Securitization is the process of pooling loans together and issuing securities with the underlying pool of loans acting as the collateral. These securities are purchased by investors who receive income from the interest and principal payments made by the borrowers. Securitization increases the lending power of the banks by freeing up funds. However, over time, the liquidity in the secondary markets declined since the securitizing institutions were unable to find buyers for investments backed by the pool of debts.
Hence, banks who depended on the secondary markets for liquidity became hesitant in extending credit to small businesses. The American Recovery and Reinvestment Act of 2009, tackled this problem by providing assurance, that the government would purchase 7(a) and 504 first-lien securities, which were backed by the popular SBA loans that promulgated small business start up loans.
Start Up Loans for Small Business Entities
SBA guaranteed 7(a) small business start up loans are meant for borrowers interested in starting a business, expanding, or acquiring small business entities. The typical applicant lacks the necessary collateral to clinch a loan and has insufficient equity to start the enterprise. The maximum amount of SBA guaranteed 7(a) loan that can be availed by a borrower is around USD 2 million, and the SBA guarantees up to 75% of the amount of the loan.
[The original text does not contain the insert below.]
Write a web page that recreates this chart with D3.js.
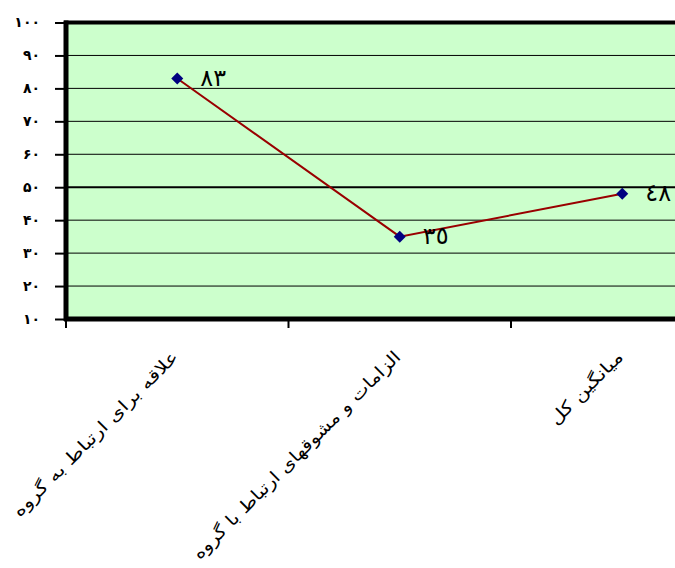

Administrative fees, on processing the loan, have been eliminated on loans originated on/after February 17, 2009, with retrospective effect. Lenders, who have been approved to participate in SBA lending programs, are eligible to provide SBA guaranteed small business loans. People operating a home-based business can apply for this loan provided they meet the standard eligibility and credit criteria.
These loans are provided to start ups, newly established, or growing small business concerns by nonprofit intermediaries who receive funds from the SBA. The amount of money that can be provided as a micro-loan cannot exceed USD 35,000. On an average, the money lent to a borrower is to the tune of USD 13,000. The borrower is expected to submit applications to the local intermediary who decides on the prudence of advancing money to the aspiring entrepreneur.
504 Certified Development Company Loans
These loans are meant for expanding small business enterprises by offering long-term, fixed-rate financing for the purchase of fixed assets, viz. land, building, machinery, and equipment. The borrower brings with him/her a small amount of equity while the remaining portion is shared between the bank/primary lender, and a certified development company (CDC). The portion of the loan from the CDC comes with a SBA guarantee for loans not exceeding USD 4 million.
SBA-backed loans are generally provided to services, retail, accommodation, food, construction, and manufacturing industries. These loans are geared towards helping minorities and women-owned businesses become self sufficient, and successful enterprises that benefit the society by generating employment.